A: In the military we train with a technology until we develop a justified confidence. We understand the limits of a system, know when it works and when it might not. How does this map to autonomous systems? Take my car. I trust the adaptive cruise control on it. The technology that is supposed to keep it from changing lanes, on the other hand, is terrible. So I don’t have justified confidence in that system and don’t use it. Extrapolate that to the military. Q: The Air Force's “loyal wingman" program in development would have drones fly in tandem with fighter jets flown by humans. Is the computer vision good enough to distinguish friend from foe?

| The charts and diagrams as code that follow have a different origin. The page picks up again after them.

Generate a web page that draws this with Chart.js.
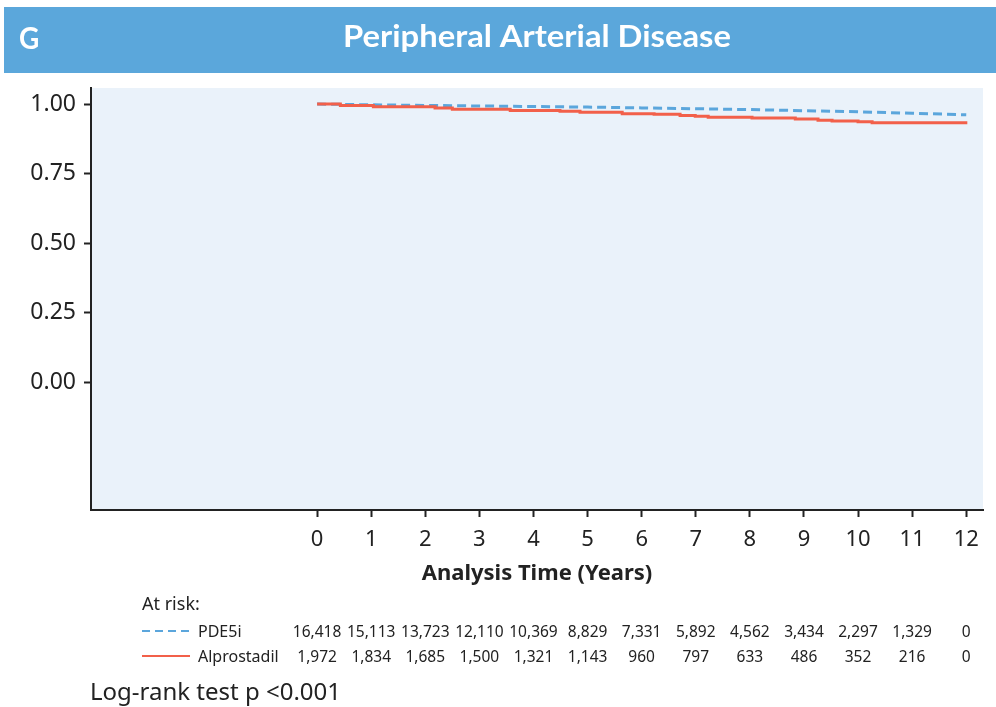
<!DOCTYPE html>
<html>
<head>
<meta charset="utf-8">
<script src="https://cdn.jsdelivr.net/npm/chart.js@4.4.0/dist/chart.umd.min.js"></script>
<style>
  html, body { margin: 0; padding: 0; background: #fff; }
  #wrap { width: 996px; height: 707px; position: relative; }
</style>
</head>
<body>
<div id="wrap"><canvas id="km"></canvas></div>
<script>
// Kaplan-Meier curves
const alproTimes = [0, 0.43, 1.04, 2.18, 2.50, 3.57, 4.49, 4.86, 5.64, 6.23, 6.71, 6.99, 7.23, 8.04, 8.84, 9.26, 9.52, 10.0, 10.26, 12.02];
const alproSurv  = [1.0, 0.995, 0.990, 0.986, 0.981, 0.977, 0.974, 0.970, 0.965, 0.963, 0.959, 0.956, 0.952, 0.950, 0.946, 0.942, 0.939, 0.936, 0.933, 0.933];

const pdeTimes = [0, 1, 2, 3, 4, 5, 6, 7, 8, 9, 10, 11, 12];
const pdeSurv  = [1.0, 0.997, 0.995, 0.993, 0.991, 0.989, 0.986, 0.983, 0.980, 0.976, 0.972, 0.967, 0.961];

// number at risk table
const years = [0, 1, 2, 3, 4, 5, 6, 7, 8, 9, 10, 11, 12];
const riskPde5i = ["16,418", "15,113", "13,723", "12,110", "10,369", "8,829", "7,331", "5,892", "4,562", "3,434", "2,297", "1,329", "0"];
const riskAlpro = ["1,972", "1,834", "1,685", "1,500", "1,321", "1,143", "960", "797", "633", "486", "352", "216", "0"];
const yTicks = [0, 0.25, 0.5, 0.75, 1];

const blue = "#5ba6dc";
const red = "#f2604a";
const font = "'Noto Sans'";

function pts(xs, ys) {
  return xs.map((x, i) => ({ x: x, y: ys[i] }));
}

const extras = {
  id: "extras",
  beforeDraw(chart) {
    const ctx = chart.ctx;
    const a = chart.chartArea;
    ctx.save();
    ctx.fillStyle = "#eaf2fa";
    ctx.fillRect(a.left, a.top, a.right - a.left, a.bottom - a.top);
    ctx.restore();
  },
  afterDraw(chart) {
    const ctx = chart.ctx;
    const xs = chart.scales.x;
    ctx.save();
    // header band
    ctx.fillStyle = "#5ba7db";
    ctx.fillRect(4, 7, 992, 66);
    ctx.fillStyle = "#fff";
    ctx.textBaseline = "alphabetic";
    ctx.font = "bold 28px Lato";
    ctx.textAlign = "left";
    ctx.save();
    ctx.translate(19, 49);
    ctx.scale(1.0, 1.12);
    ctx.fillText("G", 0, 0);
    ctx.restore();
    ctx.textAlign = "center";
    ctx.save();
    ctx.translate(537, 47);
    ctx.scale(1.17, 1.08);
    ctx.fillText("Peripheral Arterial Disease", 0, 0);
    ctx.restore();

    // x axis title
    ctx.fillStyle = "#222";
    ctx.font = "bold 22px " + font;
    ctx.fillText("Analysis Time (Years)", 537, 580);

    // at risk
    ctx.textAlign = "left";
    ctx.font = "18px " + font;
    ctx.fillText("At risk:", 142, 610);
    ctx.font = "16px " + font;
    ctx.fillText("PDE5i", 198, 637);
    ctx.fillText("Alprostadil", 198, 662);

    ctx.lineWidth = 2;
    ctx.strokeStyle = blue;
    ctx.setLineDash([8, 5]);
    ctx.beginPath(); ctx.moveTo(142, 631); ctx.lineTo(190, 631); ctx.stroke();
    ctx.setLineDash([]);
    ctx.strokeStyle = red;
    ctx.beginPath(); ctx.moveTo(142, 656); ctx.lineTo(190, 656); ctx.stroke();

    ctx.fillStyle = "#222";
    ctx.textAlign = "center";
    ctx.font = "15.5px " + font;
    years.forEach((yr, i) => {
      const px = xs.getPixelForValue(yr);
      ctx.fillText(riskPde5i[i], px, 637);
      ctx.fillText(riskAlpro[i], px, 662);
    });

    ctx.textAlign = "left";
    ctx.font = "24px " + font;
    ctx.fillText("Log-rank test p <0.001", 90, 700);
    ctx.restore();
  }
};

new Chart(document.getElementById("km"), {
  type: "line",
  data: {
    datasets: [
      {
        label: "PDE5i",
        data: pts(pdeTimes, pdeSurv),
        borderColor: blue,
        borderWidth: 3,
        borderDash: [9, 5],
        pointRadius: 0,
        fill: false,
        order: 2
      },
      {
        label: "Alprostadil",
        data: pts(alproTimes, alproSurv),
        borderColor: red,
        borderWidth: 3,
        stepped: true,
        pointRadius: 0,
        fill: false,
        order: 1
      }
    ]
  },
  options: {
    responsive: true,
    maintainAspectRatio: false,
    animation: false,
    layout: { padding: { top: 88, right: 13, left: 0, bottom: 0 } },
    plugins: { legend: { display: false }, tooltip: { enabled: false }, title: { display: false } },
    scales: {
      x: {
        type: "linear",
        min: -4.18,
        max: 12.31,
        afterBuildTicks(s) { s.ticks = years.map(v => ({ value: v })); },
        afterFit(s) { s.height = 197; },
        grid: { drawOnChartArea: false, tickLength: 7, color: "#222", tickWidth: 2 },
        border: { color: "#222", width: 2 },
        ticks: { color: "#222", padding: 10, font: { family: font, size: 22 }, maxRotation: 0 }
      },
      y: {
        type: "linear",
        min: -0.46,
        max: 1.0576,
        afterBuildTicks(s) { s.ticks = yTicks.map(v => ({ value: v })); },
        afterFit(s) { s.width = 91; },
        grid: { drawOnChartArea: false, tickLength: 7, color: "#222", tickWidth: 2 },
        border: { color: "#222", width: 2 },
        ticks: {
          color: "#222", padding: 8, font: { family: font, size: 23 },
          callback: v => v.toFixed(2)
        }
      }
    }
  },
  plugins: [extras]
});
</script>
</body>
</html>
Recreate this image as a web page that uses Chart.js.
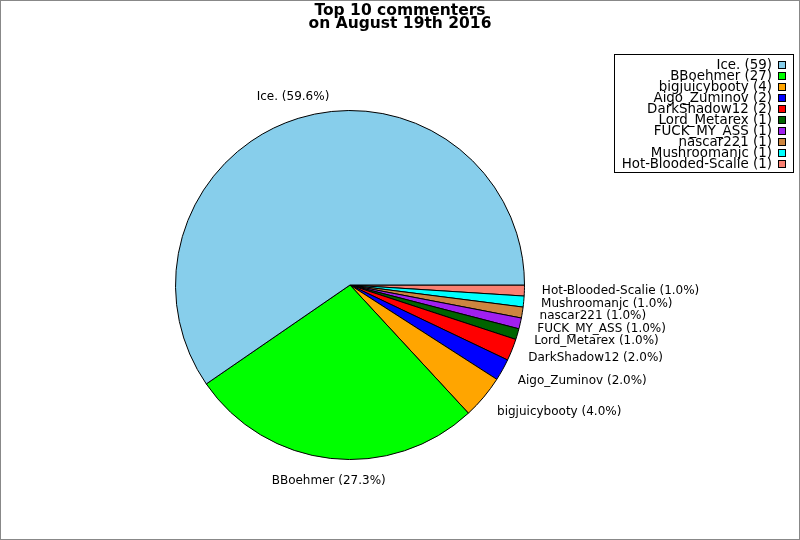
<!DOCTYPE html>
<html>
<head>
<meta charset="utf-8">
<script src="https://cdn.jsdelivr.net/npm/chart.js@4/dist/chart.umd.min.js"></script>
<style>
  html, body { margin: 0; padding: 0; background: #fff; }
  canvas { display: block; }
</style>
</head>
<body>
<canvas id="pieCTX" width="800" height="540"></canvas>
<script>
const names = ["Ice.", "BBoehmer", "bigjuicybooty", "Aigo_Zuminov", "DarkShadow12",
  "Lord_Metarex", "FUCK_MY_ASS", "nascar221", "Mushroomanjc", "Hot-Blooded-Scalie"];
const counts = [59, 27, 4, 2, 2, 1, 1, 1, 1, 1];
const colors = ["#87ceeb", "#00ff00", "#ffa500", "#0000ff", "#ff0000",
  "#006400", "#a020f0", "#cd853f", "#00ffff", "#fa8072"];
const titleLines = ["Top 10 commenters", "on August 19th 2016"];

const total = counts.reduce((a, b) => a + b, 0);
const pct = (v) => (v / total * 100).toFixed(1) + "%";

// slices go counterclockwise from 3 o'clock in the original,
// so feed them reversed and draw clockwise from 3 o'clock
const revNames = names.slice().reverse();
const revCounts = counts.slice().reverse();
const revColors = colors.slice().reverse();

const FONT = "'DejaVu Sans', 'Liberation Sans', sans-serif";

const overlay = {
  id: "overlay",
  afterDraw(chart) {
    const ctx = chart.ctx;
    const meta = chart.getDatasetMeta(0);
    ctx.save();

    // slice labels
    ctx.font = "12px " + FONT;
    ctx.fillStyle = "#000";
    ctx.textBaseline = "middle";
    meta.data.forEach((arc, i) => {
      const p = arc.getProps(["x", "y", "startAngle", "endAngle", "outerRadius"], true);
      const mid = (p.startAngle + p.endAngle) / 2;
      const c = Math.cos(mid), s = Math.sin(mid);
      const r = p.outerRadius * 1.1;
      const x = p.x + r * c;
      const y = p.y + r * s + s * 5;
      if (Math.abs(c) < 0.35) ctx.textAlign = "center";
      else ctx.textAlign = c > 0 ? "left" : "right";
      ctx.fillText(revNames[i] + " (" + pct(revCounts[i]) + ")", x, y);
    });

    // title
    ctx.font = "bold 15.5px " + FONT;
    ctx.textAlign = "center";
    ctx.fillText(titleLines[0], 400, 11);
    ctx.fillText(titleLines[1], 400, 24);

    // legend
    ctx.lineWidth = 1;
    ctx.strokeStyle = "#000";
    ctx.strokeRect(614.5, 54.5, 179, 118);
    ctx.font = "13.4px " + FONT;
    ctx.textAlign = "right";
    names.forEach((n, i) => {
      const y = 65.5 + i * 11;
      ctx.fillStyle = "#000";
      ctx.fillText(n + " (" + counts[i] + ")", 772, y);
      ctx.fillStyle = colors[i];
      ctx.fillRect(778.5, y - 4, 7, 7);
      ctx.strokeRect(778.5, y - 4, 7, 7);
    });

    // frame
    ctx.strokeStyle = "#888";
    ctx.strokeRect(0.5, 0.5, 799, 539);
    ctx.restore();
  }
};

const pieWrapper = document.getElementById("pieCTX");

const pieCTX = new Chart(pieWrapper, {
  type: "pie",
  data: {
    labels: revNames,
    datasets: [
      {
        data: revCounts,
        backgroundColor: revColors,
        borderColor: "#000",
        borderWidth: 1,
      },
    ],
  },
  options: {
    responsive: false,
    devicePixelRatio: 1,
    animation: false,
    rotation: 90,
    layout: { padding: { left: 175, right: 275, top: 110, bottom: 80 } },
    plugins: {
      legend: { display: false },
      tooltip: { enabled: false },
      title: { display: false },
    },
  },
  plugins: [overlay],
});
</script>
</body>
</html>
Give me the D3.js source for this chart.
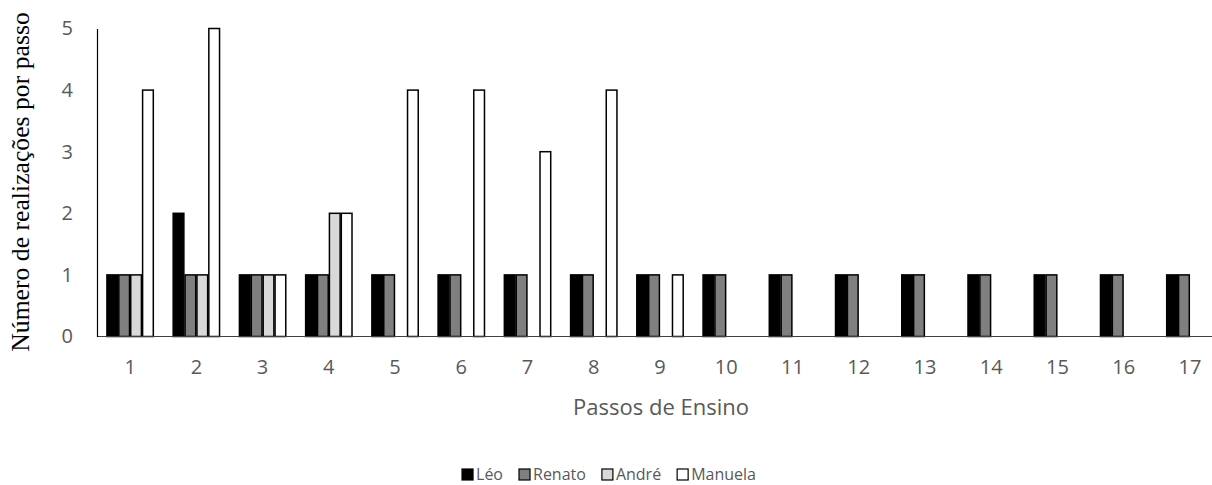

A: Computer vision has made amazing strides in the past 10 years. Whether it’s useful in a particular situation is an empirical question. We need to determine the precision we are willing to accept for the use case and build against that criteria – and test. So we can’t generalize. I would really like us to stop talking about the technology as a monolith and talk instead about the capabilities we want. Q: You are currently studying generative AI and large-language models. When might it be used in the Department of Defense?
A: The commercial large-language models are definitely not constrained to tell the truth, so I am skeptical. That said, through Task Force Lima (launched in August) we are studying more than 160 use cases. We want to decide what is low risk and safe. I’m not setting official policy here, but let’s hypothesize. Low-risk could be something like generating first drafts in writing or computer code. In such cases, humans are going to edit, or in the case of software, compile. It could also potentially work for information retrieval — where facts can be validated to ensure they are correct. Q: A big challenge with AI is hiring and retaining the talent needed to test and evaluate systems and label data. AI data scientists earn a lot more than what the Pentagon has traditionally paid. How big a problem is this?
A: That's a huge can of worms. We have just created a digital talent management office and are thinking hard about how to fill a whole new set of job roles. For example, do we really need to be hiring people who are looking to stay at the Department of Defense for 20-30 years? Probably not. But what if we can get them for three or four? What if we paid for their college and they pay us back with three or four years and then go off with that experience and get hired by Silicon Valley? We're thinking creatively like this. Could we, for example, be part of a diversity pipeline? Recruit at HBCUs (historically Black colleges and universities)?